Thursday 7 May 2020

will and testament (w. vigdis hjorth, tr charlotte barslund)

It feels like a mistake to have read up about Vigdis Hjorth upon completing her novel, because in truth the book is far more interesting than the minor scandal which accompanied its publication. The novel is a tale about incest, a curiously Scandinavian theme. The narrator, Bergljot, makes several references to the film Festen, which the novel resembles. A wronged child confronting not just the parent who wronged them but also the familial structure which permits the offender to get away with their crime. In this sense the novel is about more than just incest. It’s about how families create their own myths, their own distortions of the truth, and the power struggles that go with the structure of the family itself.
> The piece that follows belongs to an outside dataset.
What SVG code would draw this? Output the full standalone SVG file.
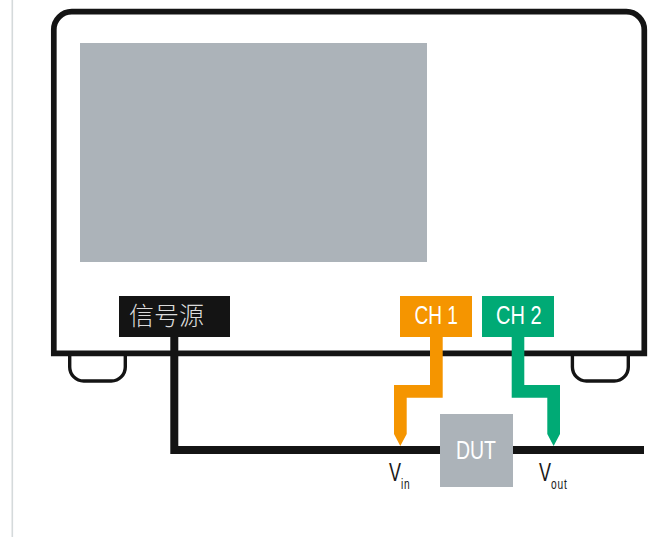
<svg xmlns="http://www.w3.org/2000/svg" width="672" height="537" viewBox="0 0 672 537">
<style>
.lab{font-family:"Liberation Sans",Arial,sans-serif;text-anchor:start}
.w{fill:#fff;font-size:26.500px}
.k{fill:#1a1a1a;font-size:26.500px}
.s{font-size:15px;letter-spacing:1.200px}
.ln{fill:none;stroke:#141414}
</style>
<rect width="672" height="537" fill="#fff"/>
<rect x="11.500" y="0" width="1.600" height="537" fill="#d5dadb"/>
<g id="instrument">
<path class="ln" stroke-width="3.400" d="M69.700 354V367A14 14 0 0 0 83.700 381H111.300A14 14 0 0 0 125.300 367V354"/>
<path class="ln" stroke-width="3.400" d="M572.400 354V367A14 14 0 0 0 586.400 381H614.300A14 14 0 0 0 628.300 367V354"/>
<path class="ln" stroke-width="5.700" d="M53.800 353.300V29.700A18 18 0 0 1 71.800 11.700H626.300A18 18 0 0 1 644.300 29.700V353.300Z"/>
<rect id="screen" x="80" y="43" width="347" height="219" fill="#acb3b9"/>
</g>
<g id="connectors">
<path class="ln" stroke-width="8" d="M174.300 337V450H644"/>
<path fill="#f59500" d="M430 337H442.700V397.700H406.700V434L400.300 446L394 434V385H430Z"/>
<path fill="#00aa75" d="M511.700 337H524.300V385H560V434L553.600 446L547.300 434V397.700H511.700Z"/>
</g>
<g id="source">
<rect x="119" y="296" width="111" height="41" fill="#141414"/>
<text x="129" y="324.500" font-size="25" font-weight="300" fill="#dcdcdc" font-family="'Noto Sans CJK SC',sans-serif">信号源</text>
</g>
<g id="ch1">
<rect x="400" y="296" width="72" height="41" fill="#f59500"/>
<text class="lab w" x="414.500" y="324" textLength="43.500" lengthAdjust="spacingAndGlyphs">CH 1</text>
</g>
<g id="ch2">
<rect x="482" y="296" width="72" height="41" fill="#00aa75"/>
<text class="lab w" x="496" y="324" textLength="45.500" lengthAdjust="spacingAndGlyphs">CH 2</text>
</g>
<g id="dut">
<rect x="440" y="414" width="73" height="73" fill="#acb3b9"/>
<text class="lab w" x="456" y="459" textLength="40" lengthAdjust="spacingAndGlyphs">DUT</text>
</g>
<g id="vin">
<text class="lab k" transform="translate(389 481) scale(.68 1)">V<tspan class="s" dy="7.500">in</tspan></text>
</g>
<g id="vout">
<text class="lab k" transform="translate(539 481) scale(.68 1)">V<tspan class="s" dy="7.500">out</tspan></text>
</g>
</svg>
At one point Bergljot says that Festen got it wrong, because the victim is never given the chance in reality to confront their accuser as happens in the film. And the writing is brilliant in the minute way it examines all the ins and outs of Bergljot’s inhibition and the courage she requires in order that she can bring herself to confront her childhood demons, no matter how futile the task of changing the received family history should prove to be. The novel, which also refernces Ibsen, Jelineck and other Nordic poets, manages the trick of being both a difficult read and eminently readable, split up as it is into short sharp sections that keep the narrative moving in spite of Bergljot’s tendency to go round in circles as the prose nags away at a wound which can never heal.